La otra situación tiene que ver directamente
con Lolei.
Desde el día en que lo conocí y
durante los siguientes tres años que vivió, Lolei estuvo esperando el beneficio
jubilatorio al cual tenía derecho por haber trabajado toda su vida. El único
problema era que sólo podía justificar veintitrés de los treinta años que
obligaban la ley para obtener su jubilación. No importaba que hubiese tenido
que exiliarse durante seis años por razones políticas, luego de ser echado de
su puesto, y no haber sido reincorporado a ningún trabajo cuando regresó. Tampoco
bastaron la infinidad de legajos presentados ante el Instituto de Previsión
Social ni mis pedidos de auxilio ante toda clase de autoridades para tratar de
que ese hombre de sesenta y cinco años, en estado de indigencia, sin ningún
tipo de ingreso, pudiera tener una ínfima retribución que le permitiera pasar el
resto de sus días dignamente. Sencillamente, no llegaba a los treinta años de
aporte y punto; con eso bastaba para que le sea negado el derecho como
trabajador a tener una jubilación decente.
Lolei murió sin haber recibido
siquiera una miserable pensión.
Extractos de la carta enviada por Lolei en noviembre de 1996 al Instituto Provincial de Jubilaciones y Pensiones, solicitando un beneficio jubilatorio que nunca recibió. |
Con el paso de los años comprendí
que esa injusticia tenía un claro trasfondo ligado directamente a cuestiones políticas.
Me pregunté cuántas personas como él sufrieron el mismo rechazo y tuvieron que
conformarse con terminar en medio de tamaña ignominia, a cuántos argentinos
como Lolei les fue negado ese derecho elemental. Entendí que la exclusión es
una decisión política. Que los representantes elegidos por el pueblo tomaron determinadas
medidas para beneficiar a unos y dejar afuera a otros. Que la reparación de
derechos corre por cuenta de los gobernantes, es cierto, pero no sería del todo
posible si el pueblo se mantiene dormido, en la cómoda quietud de dejar que la dirigencia
actúe en detrimento de las mayorías. Y que el hecho político no debe ceñirse al
mero acto de la votación. Si queremos cambiar la realidad que nos rodea, es
nuestro deber dejar de ser sujetos pasivos para transformarnos en animadores
del cambio.
No puedo evitar imaginar qué
hubiese sido de Lolei si la dirigencia de aquellos años hubiera tenido la
voluntad política de restituir derechos elementales, como se hizo años más
tarde, aunque todavía muchos se quejen de ese tipo de actos de justicia y vilmente
los menosprecien. El cambio de época me hizo entender a qué se refería mi amigo
Lolei cuando me decía que, pese a su momento de resignación, no hay que abandonar
ninguna lucha, porque las transformaciones siempre son posibles.

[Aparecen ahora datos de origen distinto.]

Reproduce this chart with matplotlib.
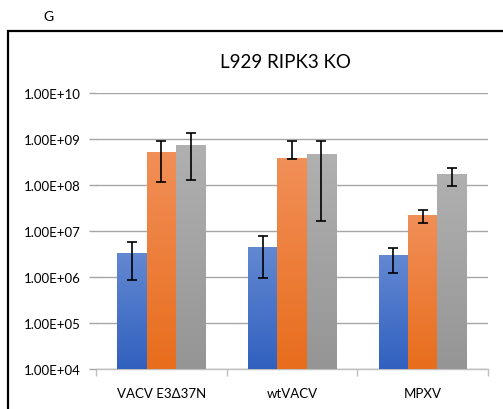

Les guste o no les guste a muchos,
esas grandes transformaciones vienen acompañadas de una mirada inclusiva, en
dar oportunidades donde otros las niegan. Y, les guste o no les guste a muchos,
entre ellos a quienes pensaron y siguen pensando como el padre de Lolei, las grandes
transformaciones siempre llegaron cuando la democracia nos dio gobernantes que,
con aciertos y errores, pensaron en las mayorías.
Hoy la democracia nos da ese tipo
de posibilidades y dejarlas pasar es una condena a nosotros mismos como pueblo. Las grandes esperanzas no se
construyen en soledad. La democracia se defiende con participación. Y la
política hoy es la mejor herramienta para expresarnos y sentirnos parte de un
proceso de integración, que promueve las oportunidades individuales y los
valores colectivos.
Creo que a todos nos mueve una
consigna, y es que podemos ser mejores como personas y como sociedad. Que el
bien común lo hacemos entre todos. Podemos y debemos exigir una mejor calidad
de gobernantes. Debemos acompañarlos con el voto y luego no abandonarnos,
porque la libertad de elegir no nos exime de nuestras responsabilidades como
ciudadanos. En las ganas de mejorar y en ser protagonistas está la clave. Celebremos
que hoy podemos serlo.
Creo que Lolei hubiese estado
feliz de vivir en un país como el que tenemos hoy.